October 4, 2007 (NEW YORK) - While donating artwork is generally viewed as the purview of the rich, these transactions have a significant effect on the public’s access to great works of art, according to experts on a panel titled Treasures and Taxes: The Unlikely Intersections of Art and the Tax Code, held on October 1 in Jerome Greene Hall. The Kernochan Center for Law, Media and the Arts sponsored the event.
 
 In a panel convened to discuss how provisions of the Internal Revenue Code affect the nation’s exempt organizations, some of the most preeminent leaders in the field discussed recent changes to the Code as well as other issues facing artists and collectors. 
 
 August 2006, Congress amended the Code, significantly altering the requirements for an estate-planning method called fractional giving. Fractional giving involves a collector donating a work to a museum over a period of time, retaining control over a portion of the work while allowing the museum the undivided right to the remaining portion. For example, a collector may donate 50 percent of the interest in her painting, giving a museum the right to display the art half the year. The collector gets a tax deduction equal to half of the painting’s fair market value. Additional percentages can be donated and additional breaks taken over the years until the museum retains full rights in the work.
 
 The Pension Protection Act mandated, among other things, that the entire gift be completed within 10 years, essentially ending the fractional giving practice. As a result, fewer people want to donate, museums have a harder time acquiring art and the public misses out on great works, the panelists said.   
 
 “With fractional gifts, you’d get an entire collection and that was important for a museum,” said panelist Sarah Geelan ’97, associate general counsel at the Solomon R. Guggenheim Foundation. “Say [a donor has] an extensive collection of Korean ceramics -- you want all 250 pieces, not just one or two a year.”
 
 Another issue the panel addressed was the deduction artists receive when donating their own works to exempt organizations. Currently, an artist who donates his own art can deduct only the cost of materials such as brushes, paint and canvas, even if the art is worth millions of dollars.
 
 Bills that would give artists larger deductions have passed the U.S. Senate four times, but have never gotten through in the House, said Anita Defanis, co-director of government affairs for the lobbying group, the Association of Art Museum Directors. The bill is not only about helping artists, but also is about bringing more art to the public, she said.
 
 While large, well-endowed museums will benefit from the legislation, “this is not a bill for big museums,” she added. “Small museums have no budget for acquiring art,” so they must rely on donations. She cited the example of a respected New York artist who could not afford to donate her work to Iowa ’s Cedar Rapids Museum of Art, which, subsequently, could not afford to buy it.
 
 “These works now will never see the light of day for the public to enjoy,” Defanis said.

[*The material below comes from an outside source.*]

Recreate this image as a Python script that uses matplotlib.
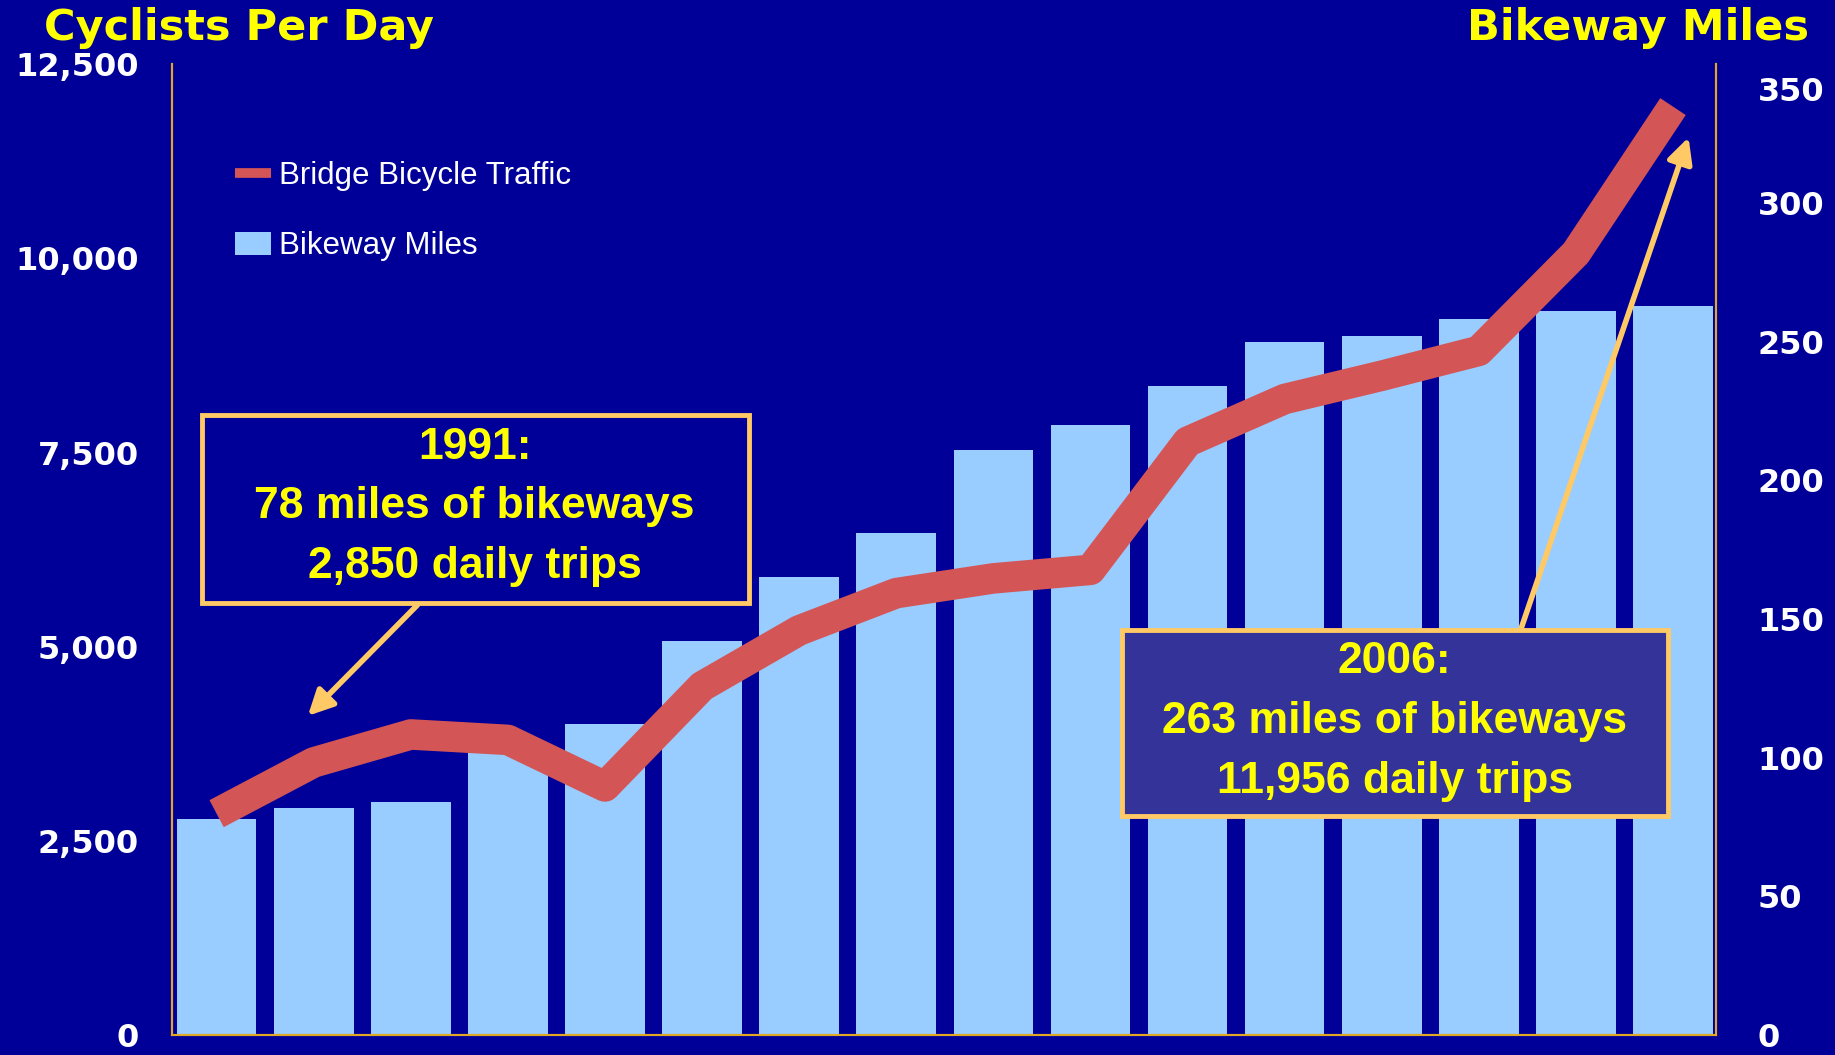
import matplotlib
matplotlib.use("Agg")
import matplotlib.pyplot as plt
from matplotlib.lines import Line2D
from matplotlib.patches import Patch, Rectangle
from matplotlib.transforms import ScaledTranslation

# data (1991 - 2006)
years = list(range(1991, 2007))
bikeway_miles = [78, 82, 84, 104, 112, 142, 165, 181, 211, 220, 234, 250, 252, 258, 261, 263]
bridge_trips = [2850, 3510, 3870, 3800, 3200, 4490, 5210, 5690, 5880, 5990, 7640, 8190, 8490, 8810, 10070, 11956]

left_ticks = [0, 2500, 5000, 7500, 10000, 12500]
left_labels = ['0', '2,500', '5,000', '7,500', '10,000', '12,500']
right_ticks = [0, 50, 100, 150, 200, 250, 300, 350]

# colours
bg = '#000099'
bar_color = '#99CCFF'
line_color = '#D45555'
box_edge = '#FFC966'
yellow = '#FFFF00'
spine_color = '#E0A823'

fig = plt.figure(figsize=(18.35, 10.55), dpi=100, facecolor=bg)
ax = fig.add_axes([0.0937, 0.019, 0.8413, 0.920])
ax2 = ax.twinx()

# bars on the right axis
x = list(range(len(years)))
ax2.bar(x, bikeway_miles, width=0.82, color=bar_color, zorder=1)
ax2.set_ylim(0, 350)
ax2.set_facecolor(bg)

# line on the left axis, drawn above the bars
ax.set_zorder(ax2.get_zorder() + 1)
ax.patch.set_visible(False)
ax.plot(x, bridge_trips, color=line_color, lw=22, solid_joinstyle='round',
        solid_capstyle='butt', zorder=3)
ax.set_ylim(0, 12500)
ax.set_xlim(-0.46, len(years) - 0.56)

# axes styling
for a in (ax, ax2):
    a.spines['top'].set_visible(False)
    for s in ('left', 'right', 'bottom'):
        a.spines[s].set_color(spine_color)
        a.spines[s].set_linewidth(1.5)
    a.set_xticks([])
    a.tick_params(length=0)

ax.set_yticks(left_ticks, left_labels)
ax.tick_params(axis='y', pad=24, labelsize=23, labelcolor='white')
for lbl in ax.get_yticklabels():
    lbl.set_fontweight('bold')
    lbl.set_family('DejaVu Sans')

ax2.set_yticks(right_ticks, [str(t) for t in right_ticks])
ax2.tick_params(axis='y', pad=30, labelsize=23, labelcolor='white')
for lbl in ax2.get_yticklabels():
    lbl.set_fontweight('bold')
    lbl.set_family('DejaVu Sans')

# axis titles
fig.text(0.024, 0.973, 'Cyclists Per Day', color=yellow, fontsize=31,
         fontweight='bold', family='DejaVu Sans', ha='left', va='center')
fig.text(0.986, 0.973, 'Bikeway Miles', color=yellow, fontsize=31,
         fontweight='bold', family='DejaVu Sans', ha='right', va='center')

# legend
handles = [Line2D([0], [0], color=line_color, lw=7, solid_capstyle='butt'),
           Patch(facecolor=bar_color, edgecolor='none')]
leg = ax.legend(handles, ['Bridge Bicycle Traffic', 'Bikeway Miles'],
                loc='upper left', bbox_to_anchor=(0.041, 0.900), frameon=False,
                prop={'family': 'Liberation Sans', 'size': 22.5},
                labelcolor='white', handlelength=1.15, handleheight=0.75,
                handletextpad=0.25, labelspacing=1.27, borderpad=0, borderaxespad=0)

# 1991 callout
ax.add_patch(Rectangle((0.0197, 0.445), 0.354, 0.194, transform=ax.transAxes,
                       facecolor=bg, edgecolor=box_edge, lw=3.5, zorder=5))
ax.text(0.196, 0.544, '1991:\n78 miles of bikeways\n2,850 daily trips',
        transform=ax.transAxes, ha='center', va='center', color=yellow,
        fontsize=32, fontweight='bold', family='Liberation Sans',
        linespacing=1.58, zorder=6)
ax.annotate('', xy=(0.94, 4110), xycoords='data',
            xytext=(0.159, 0.443), textcoords='axes fraction',
            arrowprops=dict(arrowstyle='-|>', color=box_edge, lw=4,
                            mutation_scale=38, shrinkA=0, shrinkB=0), zorder=4)

# 2006 callout
ax.add_patch(Rectangle((0.6156, 0.2256), 0.3534, 0.1918, transform=ax.transAxes,
                       facecolor='#333399', edgecolor=box_edge, lw=3.5, zorder=5))
ax.text(0.792, 0.323, '2006:\n263 miles of bikeways\n11,956 daily trips',
        transform=ax.transAxes, ha='center', va='center', color=yellow,
        fontsize=32, fontweight='bold', family='Liberation Sans',
        linespacing=1.58, zorder=6)
ax.annotate('', xy=(15.16, 11560), xycoords='data',
            xytext=(0.874, 0.419), textcoords='axes fraction',
            arrowprops=dict(arrowstyle='-|>', color=box_edge, lw=4,
                            mutation_scale=38, shrinkA=0, shrinkB=0), zorder=4)

# the top right label sits a little below its tick in the original
fig.canvas.draw()
top_lbl = ax2.get_yticklabels()[-1]
top_lbl.set_transform(top_lbl.get_transform() + ScaledTranslation(0, -0.25, fig.dpi_scale_trans))

fig.savefig('out.png', dpi=100, facecolor=bg)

 Panelist Daniel Hoffman, an author and editor of more than 25 books of poetry and non-fiction, said there are problems even with the current bill. In it, artists are required to take the fair-market value deduction based on their current artistic income. Many artists decide to donate their works and papers late in life when their careers are “trailing off,” he said, or they may donate their works in bits and pieces over a period of years, scattering them to different museums. The result, he added, is that scholars have a more difficult time gaining access to these materials.
 
“I’ve written books on Yates, Poe and Robert Graves,” he told an audience of 30 people. “I know firsthand the necessity of access to primary sources if our cultural heritage is going to be handed down.”